There are definitely levels that are dragged down because they were built around precise action, something that is hampered a touch more by the fact that every level has a timer that will automatically fail you should you not save enough Leedmees in time. The way Leedmees spawn into a level is often based on both time and what happened to the previous little characters, meaning if you aren’t fast enough moving them around sometimes you might find in the more complicated levels it’s actually wise to just kill the first few since the later spawns will usually have them appear in small groups rather than slowly one by one. Moments of triumph that come from figuring out tougher levels are definitely rarer than bog standard stages or the ones where you get through the bare minimum Leedmees and then consider slaughtering the rest just to be done with it, the memory of frustrating misreads of your motions when things do get too demanding starting to erase your enthusiasm despite the constant show of creativity in terms of the obstacles you need to overcome.
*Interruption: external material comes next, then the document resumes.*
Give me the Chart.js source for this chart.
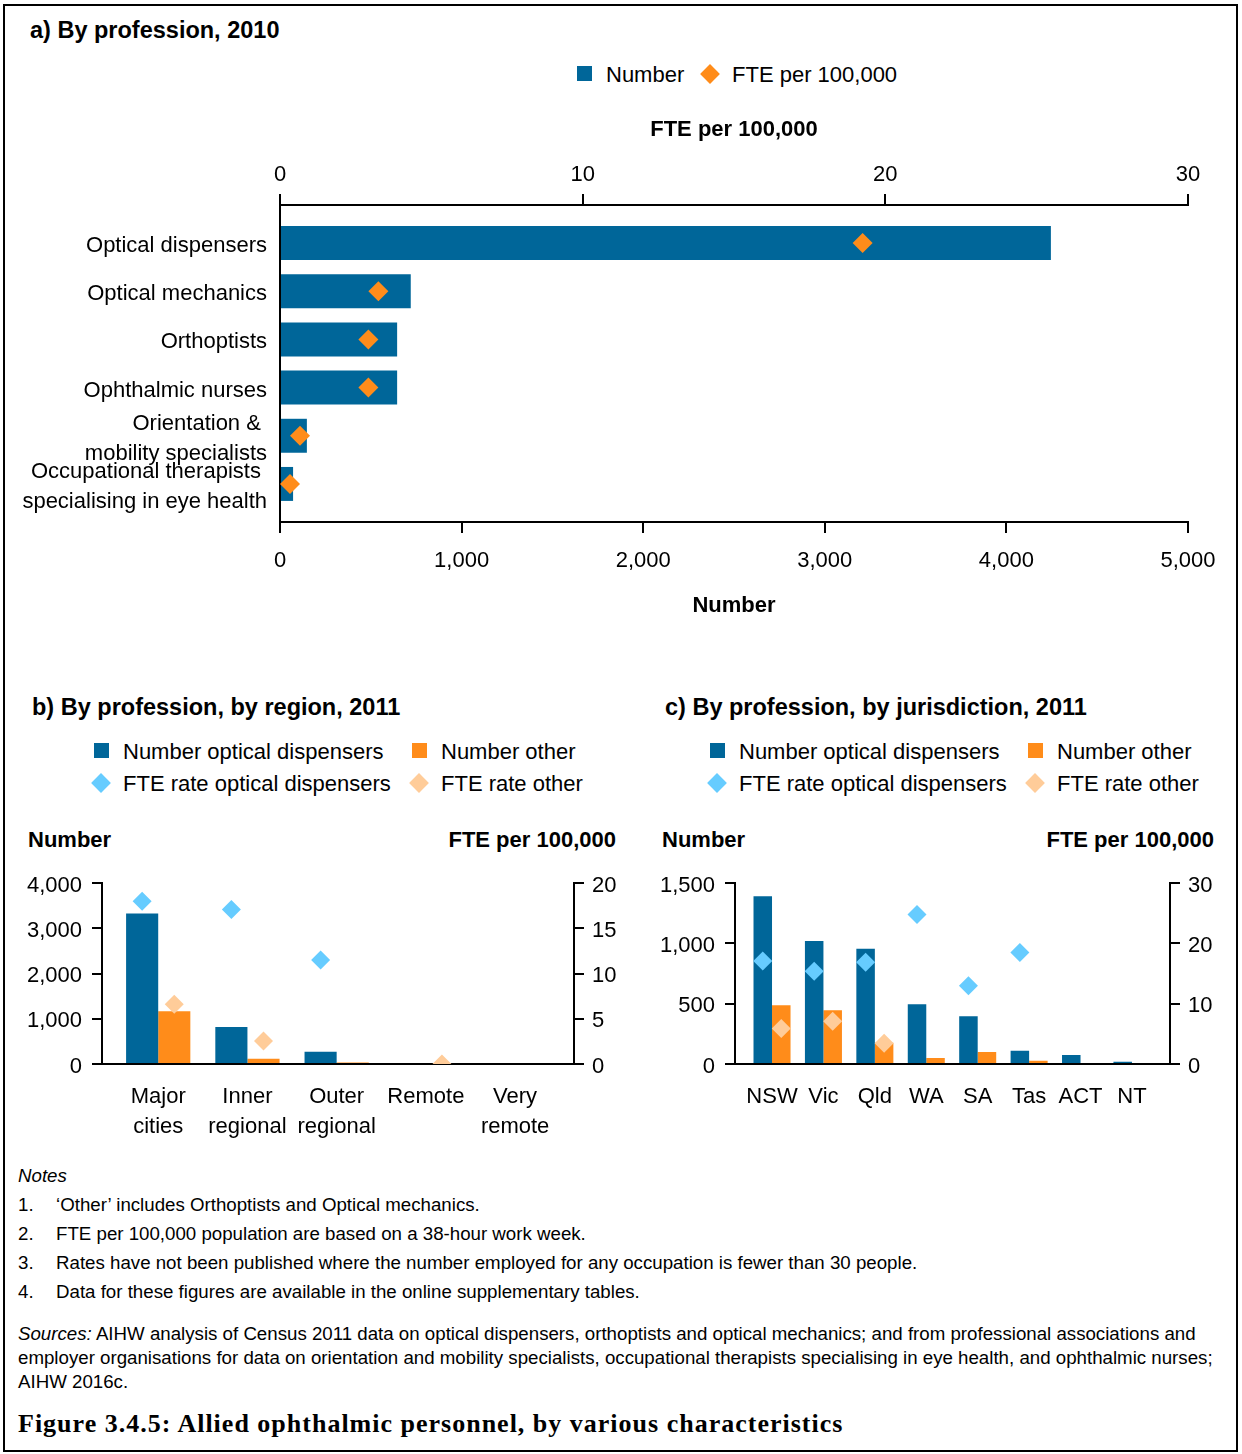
<!DOCTYPE html>
<html>
<head>
<meta charset="utf-8">
<script src="https://cdn.jsdelivr.net/npm/chart.js@4"></script>
<style>
body { margin:0; background:#fff; font-family:"Liberation Sans", Arial, sans-serif; color:#000 }
#fig { position:relative; width:1242px; height:1454px; overflow:hidden; background:#fff }
#frame { position:absolute; left:3px; top:4px; width:1231px; height:1444px; border:2px solid #000 }
.abs { position:absolute; white-space:nowrap }
.ttl { font-weight:bold; font-size:23.5px; line-height:26px }
.leg { font-size:22px; line-height:26px }
.axt { font-weight:bold; font-size:22px; line-height:26px }
.sq { position:absolute; width:15px; height:15px }
.dm { position:absolute; width:14px; height:14px; transform:rotate(45deg) }
.note { font-size:18.7px; line-height:22px }
.cap { font-family:"Liberation Serif", "Times New Roman", serif; font-weight:bold; font-size:26px; line-height:30px; letter-spacing:1px }
canvas { position:absolute }
</style>
</head>
<body>
<div id="fig">
  <div id="frame"></div>

  <!-- a) -->
  <div class="abs ttl" style="left:30px; top:17px">a) By profession, 2010</div>
  <div class="sq" style="left:577px; top:66px; background:#006699"></div>
  <div class="abs leg" style="left:606px; top:62px">Number</div>
  <div class="dm" style="left:703px; top:67px; background:#FF8C1A"></div>
  <div class="abs leg" style="left:732px; top:62px">FTE per 100,000</div>
  <canvas id="chartA" width="1242" height="530" style="left:0; top:100px"></canvas>

  <!-- b) -->
  <div class="abs ttl" style="left:32px; top:694px">b) By profession, by region, 2011</div>
  <div class="sq" style="left:94px; top:743px; background:#006699"></div>
  <div class="abs leg" style="left:123px; top:739px">Number optical dispensers</div>
  <div class="sq" style="left:412px; top:743px; background:#FF8C1A"></div>
  <div class="abs leg" style="left:441px; top:739px">Number other</div>
  <div class="dm" style="left:94px; top:776px; background:#66CCFF"></div>
  <div class="abs leg" style="left:123px; top:771px">FTE rate optical dispensers</div>
  <div class="dm" style="left:412px; top:776px; background:#FFCC99"></div>
  <div class="abs leg" style="left:441px; top:771px">FTE rate other</div>
  <div class="abs axt" style="left:28px; top:827px">Number</div>
  <div class="abs axt" style="right:626px; top:827px">FTE per 100,000</div>
  <canvas id="chartB" width="620" height="290" style="left:10px; top:860px"></canvas>

  <!-- c) -->
  <div class="abs ttl" style="left:665px; top:694px">c) By profession, by jurisdiction, 2011</div>
  <div class="sq" style="left:710px; top:743px; background:#006699"></div>
  <div class="abs leg" style="left:739px; top:739px">Number optical dispensers</div>
  <div class="sq" style="left:1028px; top:743px; background:#FF8C1A"></div>
  <div class="abs leg" style="left:1057px; top:739px">Number other</div>
  <div class="dm" style="left:710px; top:776px; background:#66CCFF"></div>
  <div class="abs leg" style="left:739px; top:771px">FTE rate optical dispensers</div>
  <div class="dm" style="left:1028px; top:776px; background:#FFCC99"></div>
  <div class="abs leg" style="left:1057px; top:771px">FTE rate other</div>
  <div class="abs axt" style="left:662px; top:827px">Number</div>
  <div class="abs axt" style="right:28px; top:827px">FTE per 100,000</div>
  <canvas id="chartC" width="600" height="290" style="left:640px; top:860px"></canvas>

  <!-- notes -->
  <div class="abs note" style="left:18px; top:1165px"><i>Notes</i></div>
  <div class="abs note" style="left:18px; top:1194px">1.</div>
  <div class="abs note" style="left:56px; top:1194px">‘Other’ includes Orthoptists and Optical mechanics.</div>
  <div class="abs note" style="left:18px; top:1223px">2.</div>
  <div class="abs note" style="left:56px; top:1223px">FTE per 100,000 population are based on a 38-hour work week.</div>
  <div class="abs note" style="left:18px; top:1252px">3.</div>
  <div class="abs note" style="left:56px; top:1252px">Rates have not been published where the number employed for any occupation is fewer than 30 people.</div>
  <div class="abs note" style="left:18px; top:1281px">4.</div>
  <div class="abs note" style="left:56px; top:1281px">Data for these figures are available in the online supplementary tables.</div>
  <div class="abs note" style="left:18px; top:1323px"><i>Sources:</i> AIHW analysis of Census 2011 data on optical dispensers, orthoptists and optical mechanics; and from professional associations and</div>
  <div class="abs note" style="left:18px; top:1347px">employer organisations for data on orientation and mobility specialists, occupational therapists specialising in eye health, and ophthalmic nurses;</div>
  <div class="abs note" style="left:18px; top:1371px">AIHW 2016c.</div>
  <div class="abs cap" style="left:18px; top:1409px">Figure 3.4.5: Allied ophthalmic personnel, by various characteristics</div>
</div>

<script>
// ===== DATA =====
const professions = ["Optical dispensers", "Optical mechanics", "Orthoptists", "Ophthalmic nurses",
  ["Orientation & ", "mobility specialists"], ["Occupational therapists ", "specialising in eye health"]];
const profNumber = [4245, 720, 645, 645, 148, 72];
const profFte = [19.25, 3.25, 2.92, 2.92, 0.66, 0.33];

const regions = [["Major", "cities"], ["Inner", "regional"], ["Outer", "regional"], "Remote", ["Very", "remote"]];
const regionOptical = [3330, 817, 270, 0, 0];
const regionOther = [1167, 116, 35, 0, 0];
const regionOpticalFte = [18.0, 17.1, 11.5, null, null];
const regionOtherFte = [6.6, 2.55, null, 0, null];

const states = ["NSW", "Vic", "Qld", "WA", "SA", "Tas", "ACT", "NT"];
const stateOptical = [1391, 1021, 956, 495, 397, 109, 75, 19];
const stateOther = [487, 446, 176, 50, 100, 26, 9, 0];
const stateOpticalFte = [17.1, 15.4, 16.9, 24.8, 13.0, 18.5, null, null];
const stateOtherFte = [5.9, 7.1, 3.45, null, null, null, null, null];

// ===== STYLE =====
const NAVY = "#006699", ORANGE = "#FF8C1A", LIGHT_BLUE = "#66CCFF", PEACH = "#FFCC99";
const GROUP = 0.72; // share of a category taken by the pair of bars

Chart.defaults.font.family = '"Liberation Sans", Arial, sans-serif';
Chart.defaults.color = "#000";
Chart.defaults.animation = false;
Chart.defaults.plugins.legend.display = false;
Chart.defaults.plugins.tooltip.enabled = false;

const tickFont = { size: 22 };
const titleFont = { size: 22, weight: "bold" };
const axisGrid = { display: true, drawOnChartArea: false, drawTicks: true, tickLength: 11, color: "#000", lineWidth: 2 };
const noGrid = { display: false, drawTicks: false };
const border = { display: true, color: "#000", width: 2 };

function points(values, shift) {
  const out = [];
  values.forEach((v, i) => { if (v !== null) out.push({ x: i + shift, y: v }); });
  return out;
}

// ===== a) =====
new Chart(document.getElementById("chartA"), {
  type: "bar",
  data: {
    datasets: [
      { type: "scatter", label: "FTE per 100,000", order: 0, xAxisID: "x2", yAxisID: "y",
        data: profFte.map((v, i) => ({ x: v, y: i })),
        pointStyle: "rectRot", radius: 10, backgroundColor: ORANGE, borderWidth: 0 },
      { type: "bar", label: "Number", order: 1, xAxisID: "x", yAxisID: "y",
        data: profNumber.map((v, i) => ({ x: v, y: i })),
        backgroundColor: NAVY, categoryPercentage: 1, barPercentage: 0.705 }
    ]
  },
  options: {
    responsive: false,
    indexAxis: "y",
    layout: { padding: { left: 0, right: 54, top: 0, bottom: 0 } },
    scales: {
      y: { type: "linear", axis: "y", position: "left", reverse: true, offset: false, bounds: "data",
        min: -0.79, max: professions.length - 1 + 0.79,
        afterBuildTicks: s => { s.ticks = professions.map((_, i) => ({ value: i })); },
        afterFit: s => { s.width = 280; },
        ticks: { callback: v => professions[v], padding: 13, labelOffset: 3, autoSkip: false, font: { size: 22, lineHeight: "30px" } },
        grid: noGrid, border: border },
      x: { type: "linear", axis: "x", position: "bottom", offset: false, min: 0, max: 5000,
        afterFit: s => { s.height = 108; },
        ticks: { stepSize: 1000, padding: 14.5, font: tickFont, maxRotation: 0 },
        grid: axisGrid, border: border,
        title: { display: true, text: "Number", font: titleFont, padding: { top: 0, bottom: 11 } } },
      x2: { type: "linear", axis: "x", position: "top", offset: false, min: 0, max: 30,
        afterFit: s => { s.height = 105; },
        ticks: { stepSize: 10, padding: 6, font: tickFont, maxRotation: 0 },
        grid: axisGrid, border: border,
        title: { display: true, text: "FTE per 100,000", font: titleFont, padding: { top: 16.5, bottom: 0 } } }
    }
  }
});

// ===== b) and c) =====
function groupedChart(id, labels, optical, other, opticalFte, otherFte, cfg) {
  return new Chart(document.getElementById(id), {
    type: "bar",
    data: {
      datasets: [
        { type: "scatter", label: "FTE rate optical dispensers", order: 0, xAxisID: "x", yAxisID: "y2", clip: 0,
          data: points(opticalFte, -GROUP / 4), pointStyle: "rectRot", radius: 9.5, backgroundColor: LIGHT_BLUE, borderWidth: 0 },
        { type: "scatter", label: "FTE rate other", order: 0, xAxisID: "x", yAxisID: "y2", clip: 0,
          data: points(otherFte, GROUP / 4), pointStyle: "rectRot", radius: 9.5, backgroundColor: PEACH, borderWidth: 0 },
        { type: "bar", label: "Number optical dispensers", order: 1, xAxisID: "x", yAxisID: "y",
          data: points(optical, 0), backgroundColor: NAVY, categoryPercentage: GROUP, barPercentage: 1 },
        { type: "bar", label: "Number other", order: 1, xAxisID: "x", yAxisID: "y",
          data: points(other, 0), backgroundColor: ORANGE, categoryPercentage: GROUP, barPercentage: 1 }
      ]
    },
    options: {
      responsive: false,
      layout: { padding: { left: 0, right: 0, top: 22, bottom: 0 } },
      scales: {
        x: { type: "linear", axis: "x", position: "bottom", offset: false, bounds: "data",
          min: cfg.xMin, max: labels.length - 1 + cfg.xMax,
          afterBuildTicks: s => { s.ticks = labels.map((_, i) => ({ value: i })); },
          afterFit: s => { s.height = 86; },
          ticks: { callback: v => labels[v], padding: 18, autoSkip: false, maxRotation: 0, font: { size: 22, lineHeight: "30px" } },
          grid: noGrid, border: border },
        y: { type: "linear", axis: "y", position: "left", min: 0, max: cfg.yMax,
          afterFit: s => { s.width = cfg.leftW; },
          ticks: { stepSize: cfg.yStep, padding: 10, labelOffset: 2.5, font: tickFont },
          grid: Object.assign({}, axisGrid, { tickLength: 10 }), border: border },
        y2: { type: "linear", axis: "y", position: "right", min: 0, max: cfg.y2Max,
          afterFit: s => { s.width = cfg.rightW; },
          ticks: { stepSize: cfg.y2Step, padding: 8, labelOffset: 2.5, font: tickFont },
          grid: Object.assign({}, axisGrid, { tickLength: 10 }), border: border }
      }
    }
  });
}

groupedChart("chartB", regions, regionOptical, regionOther, regionOpticalFte, regionOtherFte,
  { xMin: -0.63, xMax: 0.66, yMax: 4000, yStep: 1000, y2Max: 20, y2Step: 5, leftW: 92, rightW: 56 });

groupedChart("chartC", states, stateOptical, stateOther, stateOpticalFte, stateOtherFte,
  { xMin: -0.72, xMax: 0.74, yMax: 1500, yStep: 500, y2Max: 30, y2Step: 10, leftW: 95, rightW: 70 });
</script>
</body>
</html>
THE VERDICT: Leedmees is a pretty clever game, inventing many different complications that make moving your body to serve as a platform or barrier for Leedmees a more thoughtful and sometimes difficult challenge. However, that creativity comes with a price as the Kinect camera starts to have issues keeping up, the game wanting bodies to sometimes move with rigid precision while it can be hard to parse how much you need to move for the Kinect to read your intent. With a timer and time sensitive actions to worry about, you can end up making mistakes just trying to ensure accuracy, and while there are some stages that put you to the test in a way that is thrilling to overcome, you more often run into either safe and unassuming levels or ones where your little passengers meet unfortunate fates because the game can be a little too testy in reading your movements.

 

And so, I give Leedmees for Xbox 360…

A BAD rating. I nearly considered giving Leedmees and Okay rating because it has plenty of decent stages and those standout moments where you are putting both body and mind to work overcoming a tough but fair trial. However, that would involve ignoring the levels where it felt like meeting the bare minimum for success was a chore because I could not trust the motion sensing, and the Kinect ends up making the optional pursuit of going for stars and saving every one of the little creatures sound excruciating. It is interesting that Leedmees nearly accounted for its fundamental flaw with the level clearing quota not being too bad but then a timer is added in to almost force errors in more complicated levels, and while everything is displayed on screen at once, the need to move your whole body feels like it leads to some of the common failure points like the game’s weak reading of movement momentum. The idea of Leedmees is fun and it feels like a broken record to blame the Kinect technology for a game’s failings, but Konami should have designed around those limits in it detecting your posing and positioning either in the level design or how easy it is to kill Leedmees by mistake. The fact they do such a terrible job jumping up onto your arms when you reach down for them feels unforgivable, it would be better to ask us to bend down and tap them perhaps, but as the game implies with it suggesting you squat to lower yourself, bending forward is a motion the Kinect struggles with detecting.

 

Leedmees does have moments where it succeeds quite well because the Kinect isn’t exactly failed hardware. Like any game system or device, you need to plan for what it can actually do, and in the levels that feel like it’s more about working around specific obstacles with the right choices, Leedmees succeeds in being an enjoyable Kinect game. It’s not like a video game will divide up levels based on how good they are though, so you’ll not get to appreciate its successes too well as you deal with levels where little slip-ups force frequent restarts. Maybe one day some device like the Kinect will truly read the human body’s movements properly and Leedmees can be revived on there where it would actually be pretty decent, but right now it’s just a nice idea that didn’t survive contact with the technology of 2011.